If taxpayers use one of the many online platforms to rent a spare bedroom, provide car rides or a number of other goods or services, they may be part of what is called the sharing economy.
Here are several key points taxpayers should know about the sharing economy:
1. Taxes. Sharing economy activity is generally taxable. It does not matter whether it is only part time or a sideline business, if payments are in cash or if an information return like a Form 1099 or Form W2 is issued. The activity is taxable.
2. Deductions. There are some simplified options available for deducting many business expenses for those who qualify. For example, a taxpayer who uses his or her car for business often qualifies to claim the standard mileage rate, which is 53.5 cents per mile for 2017.
3. Rentals. If a taxpayer rents out his home, apartment or other dwelling but also lives in it during the year, special rules generally apply. For more about these rules, see Publication 527, Residential Rental Property (Including Rental of Vacation Homes). Taxpayers can use the Interactive Tax Assistant Tool, Is My Residential Rental Income Taxable and/or Are My Expenses Deductible? to determine if their residential rental income is taxable.
4. Estimated Payments.
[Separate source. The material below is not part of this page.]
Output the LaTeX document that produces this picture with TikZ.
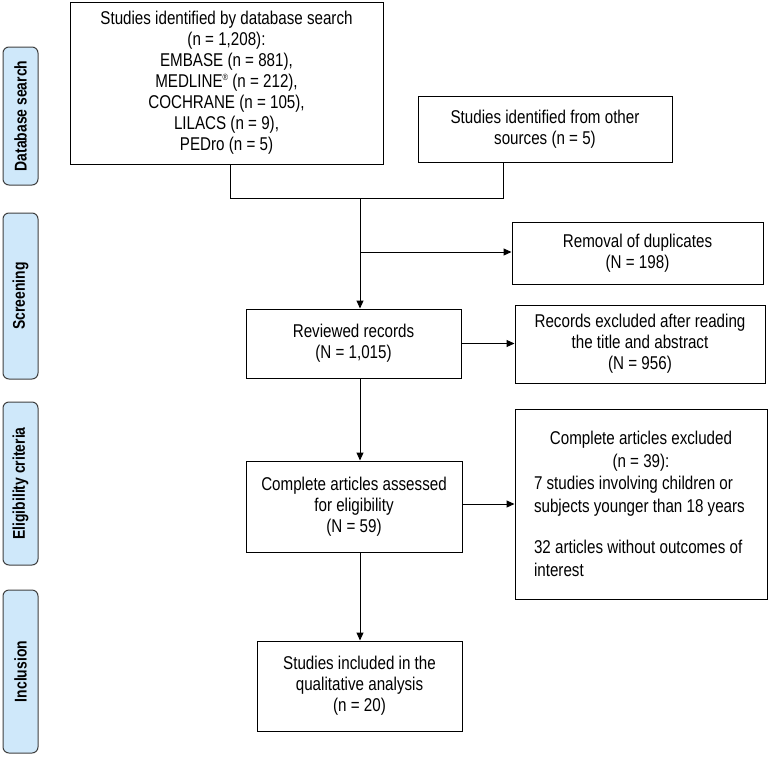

The U.S. tax system is pay-as-you-go. This means that taxpayers involved in the sharing economy often need to make estimated tax payments during the year to cover their tax obligation. These payments are due on April 18, June 15, Sept. 15 and Jan. 16 (2018). Use Form 1040-ES to figure these payments.
5. Payment Options. The fastest and easiest way to make estimated tax payments is through IRS Direct Pay. Or use the Treasury Department's Electronic Federal Tax Payment System (EFTPS).
6. Withholding. Taxpayers involved in the sharing economy who are employees at another job can often avoid making estimated tax payments by having more tax withheld from their paychecks. File Form W-4 with the employer to request additional withholding. Use the Withholding Calculator on IRS.gov.